EX-10.8 2 ex10_8.htm EXHIBIT 10.8



This Consulting Agreement (the “Agreement”), effective as of the 4th day of January, 2013 (the “Effective Date”) is entered into by and between, New Castle Consulting, LLC (herein referred to as the “Consultant”) and IDS Solar Technologies, Inc. (herein referred to as the “Company”).




WHEREAS, Company desires to engage the services of Consultant to consult, assist and advise the Company with regards to investor relations;


NOW THEREFORE, in consideration of the promises and the mutual covenants and agreements hereinafter set forth, the parties hereto covenant and agree as follows:


1.                   Term of Consultancy. Company hereby agrees to retain the Consultant to act in a consulting capacity to the Company, and the Consultant hereby agrees to provide services to the Company commencing on the Effective Date and ending 6 months from the Effective Date unless terminated pursuant to Section 8 of this Agreement.


2.                   Services. During the term of this Agreement, Consultant’s services may include, but will not necessarily be limited to, providing the following services on behalf of and for the benefit of the Company:


A. Analyze Company’s needs with respect to Investor relations;

B. Consult, assist and advise the Company, and all investor relations organizations which are engaged by the Company;

C. Oversee and facilitate, for the benefit of the Company, any and all investor relations organizations which are engaged by the Company;

D. Consult and assist the Company in developing and implementing appropriate plans and means for presenting the Company and its business plans, strategy, personnel to the financial community;

E. Otherwise perform as the Company’s consultant for investor relations;

F. Assist and advise the Company with respect to its relations with brokers, dealers, analysts, and other investment professionals.

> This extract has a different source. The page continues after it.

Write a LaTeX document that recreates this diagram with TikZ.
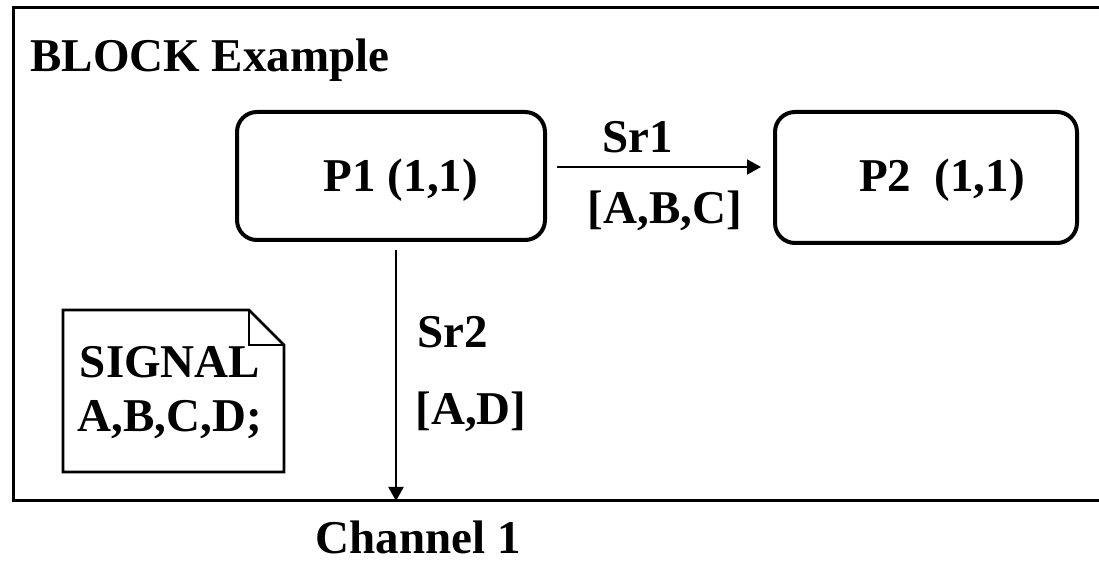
\documentclass[tikz,border=0pt]{standalone}
\usepackage{fontspec}
\setmainfont{Liberation Serif}
\usetikzlibrary{arrows.meta}

\tikzset{
  proc/.style={draw, line width=2pt, rounded corners=10pt, minimum width=154pt, minimum height=64pt},
  lbl/.style={font=\fontsize{23.5}{27}\selectfont\bfseries, inner sep=0pt},
  sig/.style={line width=1pt, -{Triangle[length=7pt,width=7.5pt]}},
}

\begin{document}
\begin{tikzpicture}[x=0.5pt,y=-0.5pt]
  \useasboundingbox (0,0) rectangle (1099,561);
  % block frame, open on the right
  \draw[line width=1.5pt] (1099,8) -- (13,8) -- (13,501) -- (1099,501);
  \node[lbl] (title) at (210,60) {BLOCK Example};

  % processes
  \node[proc] (p1) at (391,176) {};
  \node[proc, minimum width=151pt, minimum height=65.5pt] (p2) at (926,177.5) {};
  \node[lbl] (p1txt) at (401,180) {P1 (1,1)};
  \node[lbl] (p2txt) at (942,180) {P2~~(1,1)};

  % signal route Sr1
  \coordinate (s1) at ([xshift=5pt,yshift=4.5pt]p1.east);
  \draw[sig, shorten >=6pt] (s1) -- (s1 -| p2.west);
  \node[lbl] (sr1) at (638,137) {Sr1};
  \node[lbl] (sr1sig) at (665,211) {[A,B,C]};

  % signal route Sr2 to the channel
  \coordinate (s2) at ([xshift=2.5pt,yshift=-4pt]p1.south);
  \coordinate (ch) at (396,501);
  \draw[sig] (s2) -- (ch);
  \node[lbl] (sr2) at (453,332) {Sr2};
  \node[lbl] (sr2sig) at (471,412) {[A,D]};
  \node[lbl] (chan) at (418,537) {Channel 1};

  % signal declaration note
  \draw[line width=1.3pt] (63,310) -- (249,310) -- (284,345) -- (284,472) -- (63,472) -- cycle;
  \draw[line width=1.3pt] (249,310) -- (249,345) -- (284,345);
  \node[lbl, align=center] (decl) at (170,393) {SIGNAL\\A,B,C,D;};
\end{tikzpicture}
\end{document}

3.                   Allocation of Time and Energies. The Consultants hereby promises to perform and discharge faithfully the responsibilities which may be assigned to the Consultant from time to time by the officers and duly authorized representatives of the Company under this Agreement. Consultant shall diligently and thoroughly provide the consulting services required hereunder. Although no specific hours-per-day requirement will be required, Consultant and the Company agree that Consultant will perform the duties set forth herein above in a diligent and professional manner.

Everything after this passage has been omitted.